One problem with Black’s infinity machines is that they are not analogous to Achilles’ supertask. Black’s machines have a first task, even if they lack a last task. Each task is discrete and does not form a supertask. With this new version of the infinity machine thought experiment, to move the marble labeled ‘1’, the machine must first move an infinite number of marbles. The same applies to moving the marble labeled ‘½’. Each task in the machine’s supertask is itself a supertask. So, we cannot rely on the sum of the geometric series to argue that the machine can complete its supertask. After all, the same reasoning would be necessary at every level, and we would never reach any non-question-begging justification for the claim that the machine can complete its supertask.

6. Concluding Remarks

The common mathematical refutation of Zeno’s paradoxes claims that Achilles can complete his supertask because such a task will take a finite amount of time. This argument, however, rests on the assumption that he can perform each of the necessary tasks that form the supertask in finite amounts of time. The tasks that form Achilles’ supertask are themselves supertasks of the exact same kind. So, the argument must be applied again at the lower level to each of the tasks that make up (ATDL).
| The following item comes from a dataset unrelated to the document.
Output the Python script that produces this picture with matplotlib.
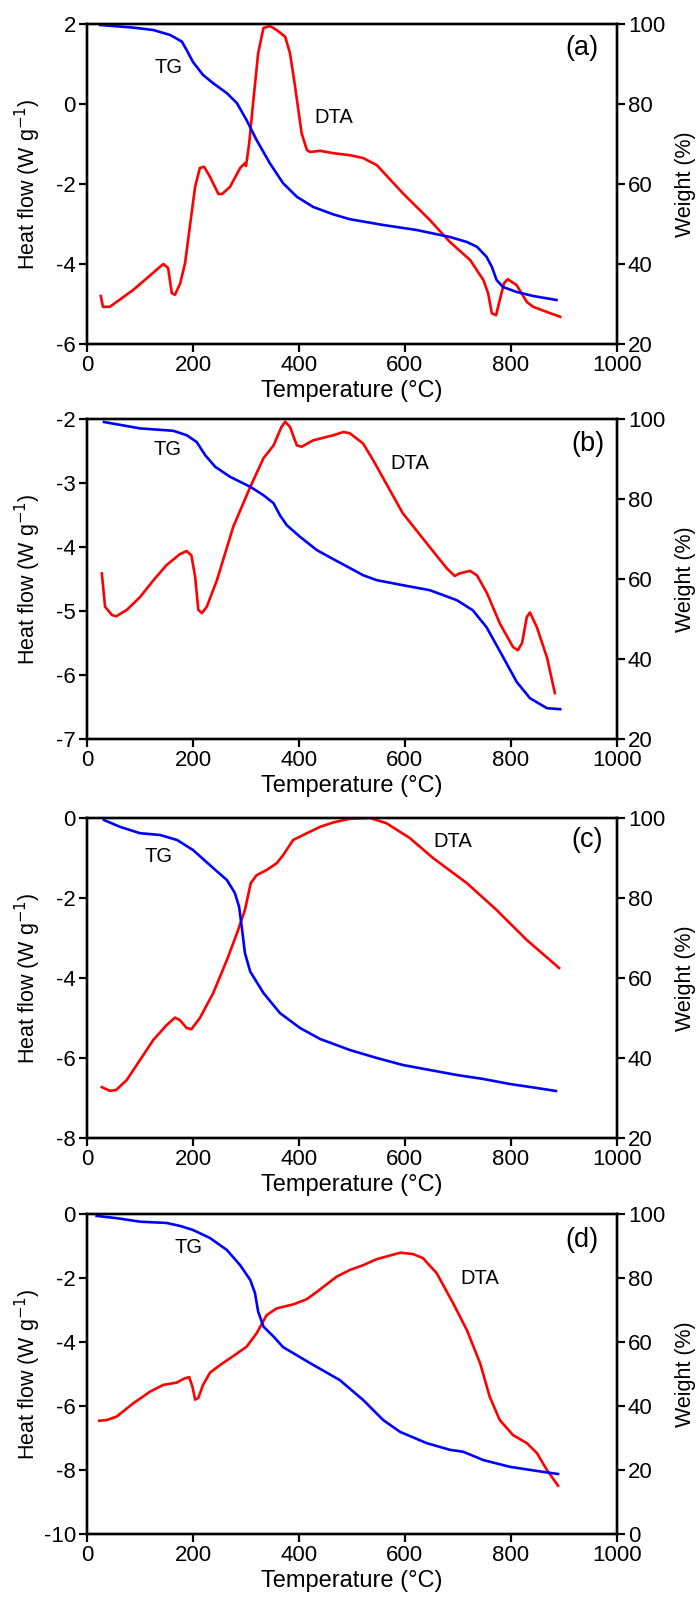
import matplotlib
matplotlib.use('Agg')
import matplotlib.pyplot as plt

plt.rcParams['font.family'] = ['Liberation Sans', 'DejaVu Sans']
plt.rcParams['axes.unicode_minus'] = False

# ---- panel (a) ----
a_dta_t = [26, 30, 43, 87, 144, 153, 160, 166, 176, 185, 194, 204, 213, 221, 232, 248, 255, 270,
           289, 298, 300, 306, 314, 323, 333, 345, 358, 374, 383, 392, 405, 415, 421, 440, 465,
           496, 521, 547, 596, 647, 685, 723, 748, 757, 764, 772, 779, 787, 794, 811, 830, 842,
           868, 893]
a_dta_v = [-4.8, -5.07, -5.07, -4.65, -4.0, -4.1, -4.73, -4.77, -4.48, -3.98, -3.07, -2.07, -1.6,
           -1.57, -1.82, -2.25, -2.25, -2.07, -1.6, -1.48, -1.55, -0.99, 0.1, 1.27, 1.9, 1.95,
           1.85, 1.68, 1.27, 0.5, -0.73, -1.15, -1.2, -1.17, -1.23, -1.28, -1.35, -1.53, -2.23,
           -2.9, -3.45, -3.9, -4.4, -4.73, -5.23, -5.28, -4.9, -4.48, -4.38, -4.53, -4.95, -5.07,
           -5.2, -5.32]
a_tg_t = [25, 87, 125, 157, 179, 188, 200, 219, 238, 264, 283, 301, 320, 345, 370, 396, 427, 465,
          496, 559, 622, 685, 717, 736, 754, 764, 773, 785, 811, 842, 886]
a_tg_w = [99.75, 99.1, 98.5, 97.25, 95.6, 93.5, 90.5, 87.25, 85.2, 82.7, 80.2, 76, 71, 65.2, 60.2,
          56.8, 54.25, 52.4, 51.2, 49.75, 48.5, 46.75, 45.5, 44.3, 41.8, 39.3, 36, 34.25, 33, 32, 31]

# ---- panel (b) ----
b_dta_t = [28, 34, 47, 55, 75, 100, 125, 150, 175, 188, 197, 204, 210, 217, 226, 245, 276, 308,
           333, 352, 367, 374, 383, 396, 405, 427, 465, 484, 496, 521, 540, 596, 647, 679, 694,
           703, 723, 736, 755, 779, 804, 813, 821, 830, 836, 849, 868, 883]
b_dta_v = [-4.41, -4.93, -5.06, -5.08, -4.98, -4.78, -4.52, -4.28, -4.11, -4.06, -4.13, -4.46,
           -4.98, -5.03, -4.93, -4.52, -3.68, -3.06, -2.61, -2.41, -2.12, -2.04, -2.12, -2.41,
           -2.43, -2.33, -2.25, -2.2, -2.22, -2.38, -2.64, -3.47, -4.0, -4.33, -4.45, -4.41,
           -4.37, -4.44, -4.72, -5.19, -5.56, -5.61, -5.5, -5.09, -5.02, -5.25, -5.72, -6.28]
b_tg_t = [32, 100, 163, 188, 207, 223, 242, 270, 308, 333, 352, 364, 377, 402, 434, 465, 496,
          521, 547, 596, 647, 698, 728, 754, 785, 811, 836, 868, 893]
b_tg_w = [99.3, 97.7, 97.1, 96, 94.3, 91, 88.1, 85.6, 83.1, 81, 79, 76, 73.5, 70.6, 67.25, 65,
          62.8, 61, 59.75, 58.5, 57.25, 54.75, 52.25, 48, 40.6, 34.3, 30.25, 27.75, 27.5]

# ---- panel (c) ----
c_dta_t = [28, 43, 55, 75, 100, 125, 150, 166, 175, 188, 197, 213, 238, 264, 283, 298, 309, 320,
           339, 358, 370, 389, 415, 440, 465, 496, 534, 565, 609, 653, 717, 773, 830, 891]
c_dta_v = [-6.73, -6.82, -6.8, -6.55, -6.05, -5.55, -5.18, -4.99, -5.05, -5.25, -5.28, -5.0,
           -4.38, -3.55, -2.88, -2.3, -1.63, -1.43, -1.3, -1.13, -0.93, -0.55, -0.38, -0.22,
           -0.11, -0.02, 0.0, -0.13, -0.5, -1.0, -1.63, -2.3, -3.05, -3.75]
c_tg_t = [32, 62, 100, 138, 170, 200, 238, 264, 279, 287, 292, 298, 308, 333, 364, 402, 440,
          496, 547, 596, 647, 698, 748, 798, 849, 885]
c_tg_w = [99.5, 97.8, 96.2, 95.75, 94.5, 92, 87.5, 84.5, 81.25, 77.8, 72.8, 66.25, 61.6, 56.25,
          51.25, 47.5, 44.75, 42, 40, 38.25, 37, 35.75, 34.75, 33.5, 32.5, 31.75]

# ---- panel (d) ----
d_dta_t = [23, 37, 56, 87, 119, 144, 169, 185, 193, 199, 204, 210, 219, 232, 251, 276, 301, 320,
           339, 358, 390, 415, 434, 471, 496, 521, 547, 591, 615, 634, 660, 691, 717, 742,
           760, 779, 804, 830, 849, 868, 889]
d_dta_v = [-6.46, -6.44, -6.33, -5.92, -5.55, -5.34, -5.27, -5.13, -5.1, -5.4, -5.8, -5.75,
           -5.34, -4.96, -4.72, -4.44, -4.15, -3.73, -3.16, -2.95, -2.82, -2.66, -2.43, -1.96,
           -1.75, -1.6, -1.41, -1.21, -1.25, -1.38, -1.85, -2.79, -3.63, -4.67, -5.71,
           -6.44, -6.91, -7.16, -7.47, -8.0, -8.49]
d_tg_t = [18, 56, 100, 150, 176, 200, 232, 264, 289, 308, 317, 323, 333, 352, 370, 421, 477, 521,
          559, 591, 641, 685, 710, 748, 798, 849, 889]
d_tg_w = [99.4, 98.7, 97.6, 97.2, 96.25, 95, 92.5, 88.75, 84, 79.4, 75.3, 69.5, 64.8, 61.7, 58.4,
          53.4, 48.1, 41.9, 35.6, 31.9, 28.4, 26.3, 25.7, 23.1, 21, 19.7, 18.75]

panels = [
    dict(tag='(a)', dta=(a_dta_t, a_dta_v), tg=(a_tg_t, a_tg_w), hf=(-6, 2, 2), wt=(20, 100),
         tg_pos=(153, 0.9), dta_pos=(466, -0.33), tag_pos=(934, 1.4), bottom=0.785),
    dict(tag='(b)', dta=(b_dta_t, b_dta_v), tg=(b_tg_t, b_tg_w), hf=(-7, -2, 1), wt=(20, 100),
         tg_pos=(151, -2.48), dta_pos=(609, -2.69), tag_pos=(945, -2.38), bottom=0.538),
    dict(tag='(c)', dta=(c_dta_t, c_dta_v), tg=(c_tg_t, c_tg_w), hf=(-8, 0, 2), wt=(20, 100),
         tg_pos=(134, -0.95), dta_pos=(691, -0.58), tag_pos=(943, -0.55), bottom=0.28875),
    dict(tag='(d)', dta=(d_dta_t, d_dta_v), tg=(d_tg_t, d_tg_w), hf=(-10, 0, 2), wt=(0, 100),
         tg_pos=(191, -1.06), dta_pos=(742, -2.03), tag_pos=(934, -0.81), bottom=0.04125),
]

fig = plt.figure(figsize=(6.99, 16), dpi=100)

for p in panels:
    ax = fig.add_axes([0.1245, p['bottom'], 0.758, 0.2])
    ax2 = ax.twinx()

    ax.plot(*p['dta'], color='#ff0000', lw=1.9, zorder=3)
    ax2.plot(*p['tg'], color='#0000ff', lw=1.9, zorder=2)

    lo, hi, step = p['hf']
    ax.set_ylim(lo, hi)
    ax.set_yticks(range(lo, hi + 1, step))
    ax.set_xlim(0, 1000)
    ax.set_xticks(range(0, 1001, 200))
    ax2.set_ylim(*p['wt'])
    ax2.set_yticks(range(p['wt'][0], p['wt'][1] + 1, 20))

    for a in (ax, ax2):
        for s in a.spines.values():
            s.set_linewidth(1.7)
        a.tick_params(direction='out', length=5.5, width=1.6, pad=2.5, labelsize=16)

    ax.set_xlabel('Temperature (°C)', fontsize=17)
    ax.set_ylabel('Heat flow (W g$^{-1}$)', fontsize=15.5)
    ax2.set_ylabel('Weight (%)', fontsize=15.5)
    ax.xaxis.set_label_coords(0.5, -0.112)
    ax.yaxis.set_label_coords(-0.083, 0.5)
    ax2.yaxis.set_label_coords(1.109, 0.5)

    ax.text(*p['tg_pos'], 'TG', fontsize=14.5, ha='center', va='center')
    ax.text(*p['dta_pos'], 'DTA', fontsize=14.5, ha='center', va='center')
    ax.text(*p['tag_pos'], p['tag'], fontsize=19.5, ha='center', va='center')

fig.savefig('out.png', dpi=100)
The problem is that when we apply the argument again at lower levels to justify the premises of the argument at higher levels, we end up in an infinite regress. We never end up with an independent justification for the claim that Achilles can complete a supertask in a finite amount of time. As such, the only justifications that are supplied for the conclusion that Achilles can complete (ATDL) beg the question in the debate with the modern Eleatics.